Tahılın glutenle aynı şey olduğu gibi yaygın bir yanlış anlamayla sıkça karşılaşıyoruz. Tıbbi olarak glutenle ilgili bir sorunu olmayan insanlar için gereksiz yere glutenden kaçınmak sağlık açısından zararlı olabilir. Diyeti yapanları günlük önerilen tam tahıl miktarının altında tutabileceği veya daha az besleyici seçeneklere yönlendirebileceği için bu durum riskli olabilir. Neyse ki çölyak hastalığı ve gluten intoleransı olanlar için millet, amaranth ve kinoa gibi doğal olarak glutensiz olan birçok tam tahıl çeşidi var ve bu tahıllar pazarda büyüme potansiyeline sahip. 

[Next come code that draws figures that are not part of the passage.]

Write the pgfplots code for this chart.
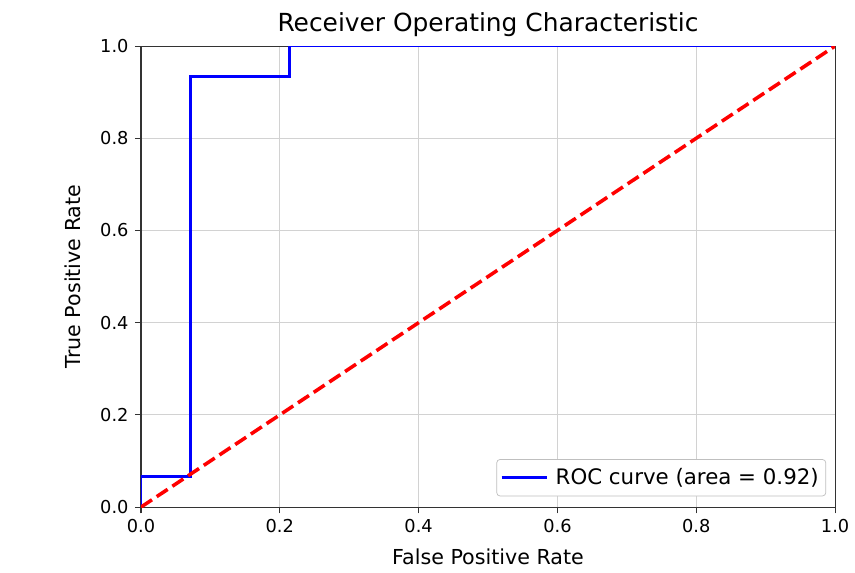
\documentclass[border=0pt]{standalone}
\usepackage{pgfplots}
\pgfplotsset{compat=1.18}
\usepackage{fontspec}
\setmainfont{DejaVu Sans}
\begin{document}
\begin{tikzpicture}
\useasboundingbox (-79.3pt,-36.6pt) rectangle (401.6pt,285.2pt);
\begin{axis}[
  scale only axis,
  width=390.4pt, height=259.3pt,
  at={(0,0)}, anchor=south west,
  xmin=0, xmax=1, ymin=0, ymax=1,
  xtick={0,0.2,...,1.0}, ytick={0,0.2,...,1.0},
  /pgf/number format/assume math mode=true,
  /pgf/number format/fixed, /pgf/number format/fixed zerofill, /pgf/number format/precision=1,
  tick label style={font=\fontsize{10}{12}\selectfont},
  label style={font=\fontsize{11.6}{14}\selectfont},
  xlabel style={yshift=-2pt},
  ylabel style={yshift=4pt},
  title style={font=\fontsize{14}{16}\selectfont, yshift=-4.5pt},
  title={Receiver Operating Characteristic},
  xlabel={False Positive Rate},
  ylabel={True Positive Rate},
  grid=major,
  major grid style={gray!35, line width=0.5pt},
  axis line style={black!80, line width=0.6pt},
  tick style={black!80, line width=0.6pt},
  tick align=outside,
  major tick length=3.5pt,
  xtick pos=bottom, ytick pos=left,
  legend style={at={(1,0)}, anchor=south east, xshift=-5pt, yshift=6pt,
    draw=black!25, rounded corners=2pt, font=\fontsize{12}{14}\selectfont,
    inner xsep=2pt, inner ysep=3pt},
  legend cell align=left,
  legend image code/.code={\draw[#1, line width=1.6pt] (0cm,0cm) -- (0.9cm,0cm);},
]
\addplot[blue, line width=1.6pt] coordinates {
  (0,0) (0,0.0667) (0.0714,0.0667) (0.0714,0.9333) (0.2143,0.9333) (0.2143,1) (1,1)};
\addlegendentry{\hspace{2pt}ROC curve (area = 0.92)}
\addplot[red, line width=2pt, dash pattern=on 7.4pt off 3.2pt, forget plot] coordinates {(0,0) (1,1)};
\end{axis}
\end{tikzpicture}
\end{document}
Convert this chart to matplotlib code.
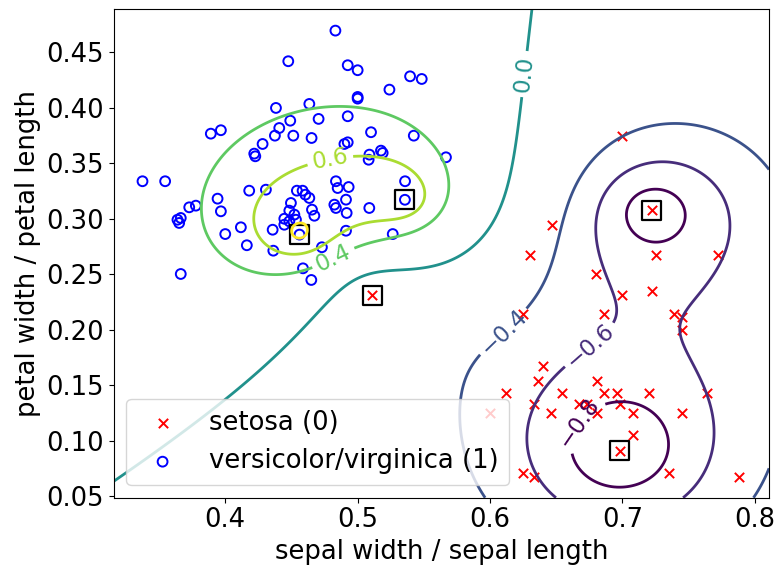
import numpy as np
import matplotlib
matplotlib.use("Agg")
import matplotlib.pyplot as plt

plt.rcParams['font.size'] = 18.6

# setosa (0): sepal width / sepal length, petal width / petal length
setosa_x = [0.700, 0.647, 0.630, 0.680, 0.700, 0.722, 0.725, 0.772, 0.722, 0.686,
            0.739, 0.745, 0.745, 0.625, 0.640, 0.636, 0.612, 0.633, 0.654, 0.681,
            0.686, 0.696, 0.720, 0.764, 0.646, 0.667, 0.673, 0.681, 0.698, 0.708,
            0.708, 0.745, 0.698, 0.625, 0.633, 0.735, 0.788, 0.600, 0.511]
setosa_y = [0.375, 0.294, 0.267, 0.250, 0.231, 0.235, 0.267, 0.267, 0.308, 0.214,
            0.214, 0.211, 0.200, 0.214, 0.167, 0.154, 0.143, 0.133, 0.143, 0.154,
            0.143, 0.143, 0.143, 0.143, 0.125, 0.133, 0.133, 0.125, 0.133, 0.125,
            0.105, 0.125, 0.091, 0.071, 0.067, 0.071, 0.067, 0.125, 0.231]

# versicolor/virginica (1)
other_x = [0.4476, 0.4383, 0.4635, 0.4491, 0.4705, 0.4408, 0.3891, 0.3967, 0.4375, 0.4514,
           0.4652, 0.4282, 0.4219, 0.4227, 0.3375, 0.3546, 0.4181, 0.4307, 0.4541, 0.4584,
           0.4605, 0.4635, 0.4496, 0.4655, 0.4673, 0.3942, 0.3967, 0.3778, 0.3728, 0.3639,
           0.3664, 0.3652, 0.4484, 0.4522, 0.4446, 0.4484, 0.4534, 0.4446, 0.4358, 0.4118,
           0.4000, 0.4561, 0.4163, 0.4363, 0.4730, 0.4587, 0.4650, 0.3664, 0.4832, 0.4925,
           0.5000, 0.5396, 0.5484, 0.5240, 0.5000, 0.5000, 0.4925, 0.5101, 0.5424, 0.4900,
           0.4925, 0.5089, 0.5083, 0.5176, 0.5189, 0.5667, 0.4836, 0.4849, 0.4932, 0.5358,
           0.4912, 0.4824, 0.4836, 0.4917, 0.5088, 0.5357, 0.4912, 0.5265]
other_y = [0.4420, 0.3999, 0.4035, 0.3884, 0.3900, 0.3818, 0.3767, 0.3798, 0.3749, 0.3749,
           0.3728, 0.3674, 0.3587, 0.3563, 0.3338, 0.3338, 0.3253, 0.3262, 0.3253, 0.3253,
           0.3217, 0.3187, 0.3142, 0.3082, 0.3027, 0.3181, 0.3067, 0.3118, 0.3103, 0.2991,
           0.3007, 0.2962, 0.3073, 0.3037, 0.3000, 0.2977, 0.2991, 0.2946, 0.2901, 0.2923,
           0.2862, 0.2857, 0.2761, 0.2712, 0.2743, 0.2553, 0.2448, 0.2502, 0.4696, 0.4384,
           0.4339, 0.4284, 0.4260, 0.4164, 0.4098, 0.4083, 0.3924, 0.3780, 0.3749, 0.3674,
           0.3689, 0.3578, 0.3532, 0.3614, 0.3593, 0.3554, 0.3338, 0.3277, 0.3286, 0.3338,
           0.3172, 0.3127, 0.3097, 0.3052, 0.3097, 0.3171, 0.2892, 0.2862]

# kernel model: centres (squares), their labels as weights, kernel width
center_x = [0.4561, 0.5357, 0.5111, 0.7222, 0.6977]
center_y = [0.2857, 0.3171, 0.2308, 0.3077, 0.0909]
weights = [1.0, 1.0, -1.0, -1.0, -1.0]
width = 0.101
levels = [-0.8, -0.6, -0.4, 0.0, 0.4, 0.6, 0.8]

xlim = (0.3156, 0.8107)
ylim = (0.0485, 0.4891)

xx, yy = np.meshgrid(np.linspace(xlim[0], xlim[1], 500), np.linspace(ylim[0], ylim[1], 500))
zz = np.zeros_like(xx)
for cx, cy, w in zip(center_x, center_y, weights):
    zz += w * np.exp(-np.sqrt((xx - cx) ** 2 + (yy - cy) ** 2) / width)

fig, ax = plt.subplots(figsize=(7.79, 5.69), dpi=100)
fig.subplots_adjust(left=0.1457, right=0.9872, top=0.9842, bottom=0.1253)

cs = ax.contour(xx, yy, zz, levels=levels, cmap='viridis', vmin=-0.8, vmax=0.8, linewidths=2.0)
# label positions picked to sit where the reference puts them
ax.clabel(cs, fontsize=16.5, inline=True,
          manual=[(0.6255, 0.4305), (0.479, 0.3548), (0.4813, 0.2655),
                  (0.6107, 0.1974), (0.6761, 0.1848), (0.667, 0.1163)])

ax.scatter(setosa_x, setosa_y, marker='x', c='r', s=45, linewidths=1.4, label='setosa (0)')
ax.scatter(other_x, other_y, marker='o', facecolors='none', edgecolors='b', s=50,
           linewidths=1.4, label='versicolor/virginica (1)')
ax.scatter(center_x, center_y, marker='s', facecolors='none', edgecolors='k', s=190, linewidths=1.6)

ax.set_xlim(xlim)
ax.set_ylim(ylim)
ax.set_xlabel('sepal width / sepal length')
ax.set_ylabel('petal width / petal length')
ax.legend(loc='lower left')

fig.savefig('out.png')
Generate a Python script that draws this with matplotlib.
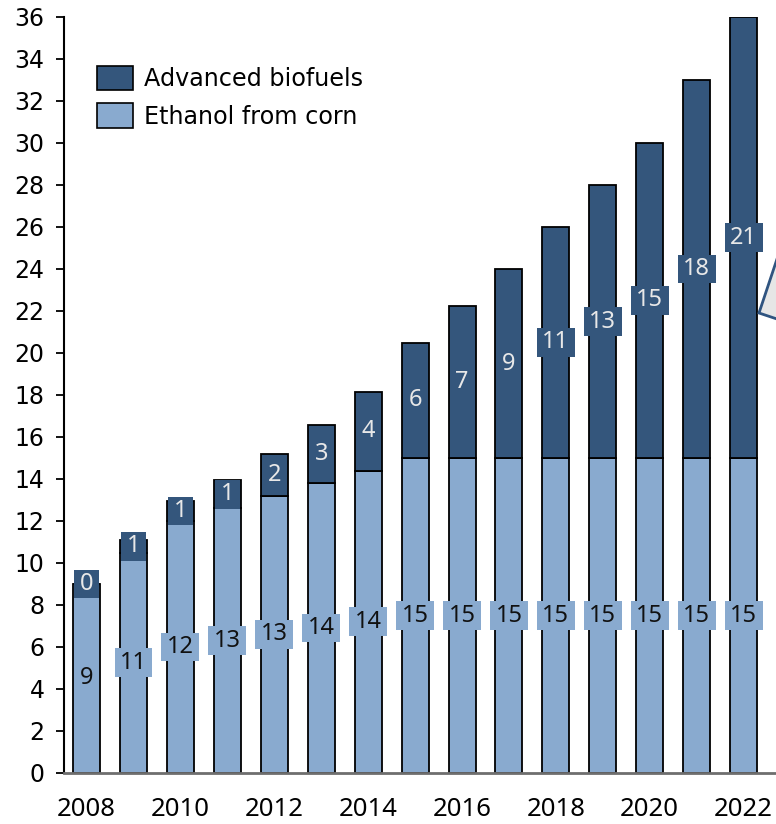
import matplotlib
matplotlib.use("Agg")
import matplotlib.pyplot as plt
from matplotlib.patches import Polygon, Patch
from matplotlib.path import Path
import numpy as np

# Renewable fuel volumes by year (billion gallons)
years = [2008, 2009, 2010, 2011, 2012, 2013, 2014, 2015,
         2016, 2017, 2018, 2019, 2020, 2021, 2022]
corn_ethanol = [9.0, 10.5, 12.0, 12.6, 13.2, 13.8, 14.4, 15.0,
                15.0, 15.0, 15.0, 15.0, 15.0, 15.0, 15.0]
advanced = [0.0, 0.6, 0.95, 1.35, 2.0, 2.75, 3.75, 5.5,
            7.25, 9.0, 11.0, 13.0, 15.0, 18.0, 21.0]
series_names = ["Advanced biofuels", "Ethanol from corn"]
y_ticks = list(range(0, 37, 2))
x_ticks = [2008, 2010, 2012, 2014, 2016, 2018, 2020, 2022]

DARK = "#34567c"
LIGHT = "#89aacf"
LABEL_FONT = ["Noto Sans", "DejaVu Sans"]

plt.rcParams["font.family"] = ["DejaVu Sans"]

W, H = 776, 824
fig = plt.figure(figsize=(W / 100, H / 100), dpi=100)
ax = fig.add_axes([64 / W, 51 / H, (W - 64) / W, 756 / H])

x = np.array(years, dtype=float)
corn = np.array(corn_ethanol)
adv = np.array(advanced)
width = 0.575

ax.bar(x, corn, width, color=LIGHT, edgecolor="black", linewidth=1.3, zorder=2)
ax.bar(x, adv, width, bottom=corn, color=DARK, edgecolor="black",
       linewidth=1.3, zorder=2)


class LabelBox:
    """Rectangular text box with separate horizontal and vertical padding."""

    def __init__(self, padx, pady):
        self.padx = padx
        self.pady = pady

    def __call__(self, x0, y0, width, height, mutation_size):
        px = self.padx * mutation_size
        py = self.pady * mutation_size
        x0, y0 = x0 - px, y0 - py
        x1, y1 = x0 + width + 2 * px, y0 + height + 2 * py
        return Path([(x0, y0), (x1, y0), (x1, y1), (x0, y1), (x0, y0)],
                    closed=True)


def label(v):
    return str(int(np.floor(v + 0.5)))


for xi, c, a in zip(x, corn, adv):
    ax.text(xi, c / 2, label(c), ha="center", va="center", fontsize=17,
            family=LABEL_FONT, color="#111111", zorder=5,
            bbox=dict(boxstyle=LabelBox(0.23, 0.1), fc=LIGHT, ec="none"))
    ax.text(xi, c + a / 2, label(a), ha="center", va="center", fontsize=17,
            family=LABEL_FONT, color="#e8e8e8", zorder=6,
            bbox=dict(boxstyle=LabelBox(0.23, 0.1), fc=DARK, ec="none"))

ax.set_xlim(2007.52, 2022.69)
ax.set_ylim(0, 36)
ax.set_yticks(y_ticks)
ax.set_xticks(x_ticks)
ax.tick_params(axis="y", length=6, width=1.3, pad=8, labelsize=17,
               direction="out", colors="black")
ax.tick_params(axis="x", length=0, pad=17)
for t in ax.get_xticklabels():
    t.set_fontfamily(LABEL_FONT)
    t.set_fontsize(18.5)

for s in ["top", "right"]:
    ax.spines[s].set_visible(False)
ax.spines["left"].set_linewidth(1.5)
ax.spines["bottom"].set_color("#6e6e6e")
ax.spines["bottom"].set_linewidth(2)
ax.spines["bottom"].set_zorder(4)

handles = [Patch(facecolor=DARK, edgecolor="black", linewidth=1.2),
           Patch(facecolor=LIGHT, edgecolor="black", linewidth=1.2)]
ax.legend(handles, series_names, loc="upper left",
          bbox_to_anchor=(97 / W, 1 - 66 / H), bbox_transform=fig.transFigure,
          frameon=False, fontsize=17.2, handlelength=1.5, handleheight=1.2,
          handletextpad=0.45, labelspacing=0.5, borderpad=0, borderaxespad=0)

# Callout shape entering from the right edge
pts = [(759, H - 313), (810, H - 160), (810, H - 330)]
callout = Polygon(pts, closed=True, transform=None, facecolor="#e6e6e6",
                  edgecolor="#2f5480", linewidth=2, zorder=10)
fig.patches.append(callout)

fig.savefig("out.png", dpi=100)
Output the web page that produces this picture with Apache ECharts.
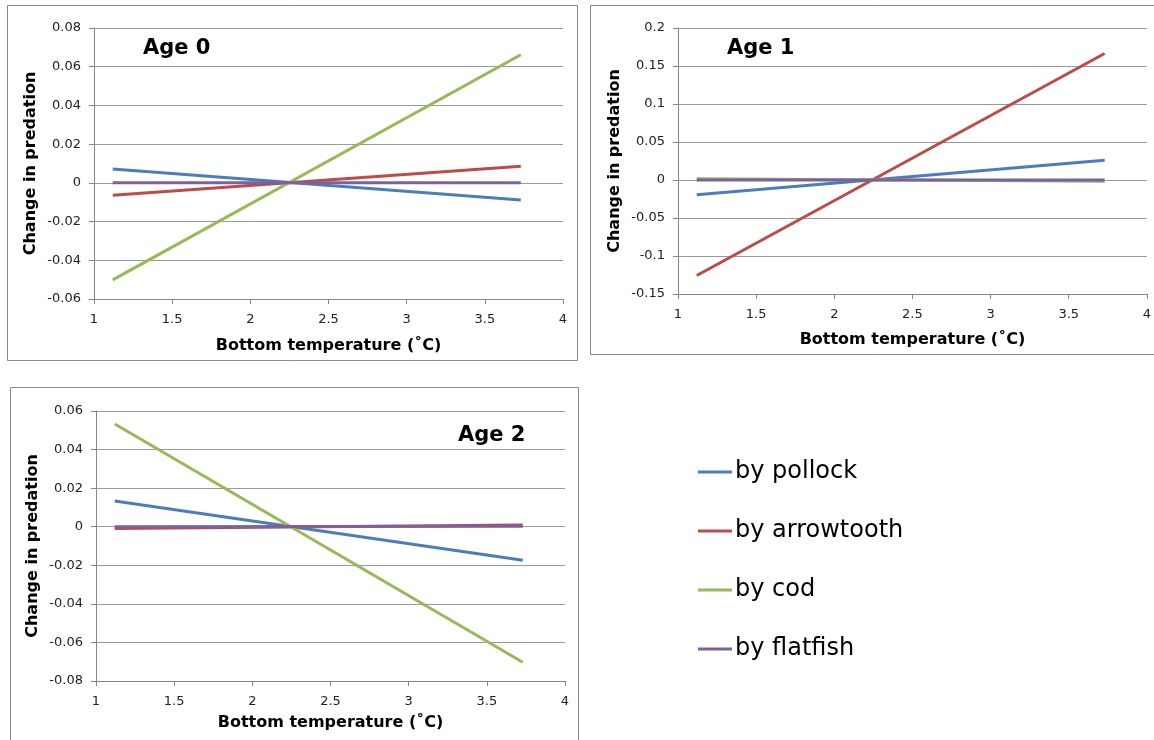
<!DOCTYPE html>
<html>
<head>
<meta charset="utf-8">
<script src="https://cdn.jsdelivr.net/npm/echarts@6/dist/echarts.min.js"></script>
<style>
  html, body { margin: 0; padding: 0; background: #fff; }
  #chart { width: 1154px; height: 740px; }
</style>
</head>
<body>
<div id="chart"></div>
<script>
// Bottom temperature at the two ends of each fitted line (°C)
const temps = [1.12, 3.73];

const predators = ['by pollock', 'by arrowtooth', 'by cod', 'by flatfish'];
const predatorColors = ['#4A7EBB', '#BE4B48', '#98B954', '#7D60A0'];
const panelTitles = ['Age 0', 'Age 1', 'Age 2'];

// Change in predation, Age 0
const age0Pollock = [0.0071, -0.0089];
const age0Arrowtooth = [-0.0064, 0.0086];
const age0Cod = [-0.0501, 0.0662];
const age0Flatfish = [0.0, 0.0];

// Change in predation, Age 1
const age1Pollock = [-0.0194, 0.0261];
const age1Arrowtooth = [-0.1257, 0.1665];
const age1Cod = [0.0015, -0.0018];
const age1Flatfish = [0.0, 0.0];

// Change in predation, Age 2
const age2Pollock = [0.0133, -0.0174];
const age2Arrowtooth = [-0.0009, 0.0009];
const age2Cod = [0.0533, -0.0703];
const age2Flatfish = [0.0, 0.0002];

// y-axis ranges per panel
const yMin = [-0.06, -0.15, -0.08];
const yMax = [0.08, 0.2, 0.06];
const yStep = [0.02, 0.05, 0.02];

const panelValues = [
  [age0Pollock, age0Arrowtooth, age0Cod, age0Flatfish],
  [age1Pollock, age1Arrowtooth, age1Cod, age1Flatfish],
  [age2Pollock, age2Arrowtooth, age2Cod, age2Flatfish]
];

const FONT = 'DejaVu Sans';
const GRID_COLOR = '#9a9a9a';
const AXIS_COLOR = '#868686';
const BORDER_COLOR = '#8a8a8a';

// plot rectangles in page pixels
const grids = [
  { left: 94, top: 28, width: 469, height: 271 },
  { left: 678, top: 28, width: 470, height: 266 },
  { left: 96, top: 411, width: 469, height: 270 }
];
const xNameGap = [39, 38, 34];

const chart = echarts.init(document.getElementById('chart'), null, { renderer: 'canvas' });

const xAxes = grids.map((g, i) => ({
  type: 'value', gridIndex: i, min: 1, max: 4, interval: 0.5,
  name: 'Bottom temperature (˚C)', nameLocation: 'middle', nameGap: xNameGap[i],
  nameTextStyle: { fontFamily: FONT, fontWeight: 'bold', fontSize: 16, color: '#000', verticalAlign: 'top' },
  axisLine: { show: true, onZero: false, lineStyle: { color: AXIS_COLOR, width: 1 } },
  axisTick: { show: true, length: 5, lineStyle: { color: AXIS_COLOR } },
  axisLabel: { fontFamily: FONT, fontSize: 13, color: '#222', margin: 14 },
  splitLine: { show: false }
}));

const yAxes = grids.map((g, i) => ({
  type: 'value', gridIndex: i, min: yMin[i], max: yMax[i], interval: yStep[i],
  name: 'Change in predation', nameLocation: 'middle', nameGap: 55,
  nameTextStyle: { fontFamily: FONT, fontWeight: 'bold', fontSize: 16, color: '#000' },
  axisLine: { show: true, onZero: false, lineStyle: { color: AXIS_COLOR, width: 1 } },
  axisTick: { show: true, length: 5, lineStyle: { color: AXIS_COLOR } },
  axisLabel: { fontFamily: FONT, fontSize: 13, color: '#222', margin: 13 },
  splitLine: { show: true, lineStyle: { color: GRID_COLOR, width: 1 } }
}));

const series = [];
panelValues.forEach((vals, i) => {
  vals.forEach((ys, j) => {
    series.push({
      type: 'line', name: predators[j], xAxisIndex: i, yAxisIndex: i,
      data: temps.map((t, k) => [t, ys[k]]),
      showSymbol: false, symbol: 'none', silent: true, z: 2 + j,
      color: predatorColors[j],
      lineStyle: { width: 3, color: predatorColors[j], cap: 'butt' }
    });
  });
});

const titlePos = [
  { left: 143, top: 38 },
  { left: 727, top: 38 },
  { left: 458, top: 425 }
];

const option = {
  animation: false,
  backgroundColor: '#fff',
  grid: grids.map(g => ({ left: g.left, top: g.top, width: g.width, height: g.height, containLabel: false })),
  xAxis: xAxes,
  yAxis: yAxes,
  title: panelTitles.map((t, i) => ({
    text: t, left: titlePos[i].left, top: titlePos[i].top, padding: 0,
    textStyle: { fontFamily: FONT, fontWeight: 'bold', fontSize: 21, color: '#000' }
  })),
  legend: {
    orient: 'vertical', left: 698, top: 458, padding: 0,
    data: predators,
    icon: 'rect', itemWidth: 34, itemHeight: 3, itemGap: 31,
    selectedMode: false,
    textStyle: { fontFamily: FONT, fontSize: 24, color: '#000', lineHeight: 28, padding: [0, 0, 0, -2] }
  },
  graphic: [
    { type: 'rect', silent: true, z: -1, shape: { x: 7.5, y: 5.5, width: 570, height: 355 },
      style: { fill: 'none', stroke: BORDER_COLOR, lineWidth: 1 } },
    { type: 'rect', silent: true, z: -1, shape: { x: 590.5, y: 5.5, width: 600, height: 349 },
      style: { fill: 'none', stroke: BORDER_COLOR, lineWidth: 1 } },
    { type: 'rect', silent: true, z: -1, shape: { x: 10.5, y: 387.5, width: 568, height: 400 },
      style: { fill: 'none', stroke: BORDER_COLOR, lineWidth: 1 } }
  ],
  series: series
};

chart.setOption(option);
</script>
</body>
</html>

Şaşırtıcı bir şekilde, genellikle düşük karbonhidrat diyeti yapanların tam tahıl tüketimlerinin daha az olduğunu varsayarız. Ancak, Tam Tahıl Konseyi’nin (WGC) Tüketici Eğilimleri Anketi, karbonhidratlardan kaçındığını söyleyen kişilerin alışveriş yaparken tam tahılları daha fazla aradıklarını, neredeyse her zaman tam tahıl ürünlerini seçtiklerini ve son beş yıl içinde tam tahıl tüketimlerini büyük ölçüde artırdıklarını ortaya koydu. Bu, tüketicilerin karbonhidrat kalitesi konusunda dikkatli davrandığını ve tam tahılların, beslenme felsefesi bakımından çok az ortak noktası olan birçok kesişen demografik grubun ihtiyaçlarını karşıladığını gösteriyor. Dengeli ve sağlıklı bir beslenme düzeninde tam tahılların oynadığı önemli rolü bilen tüketicilere sunulacak daha fazla ürün ve seçenek görmek için sabırsızlanıyoruz.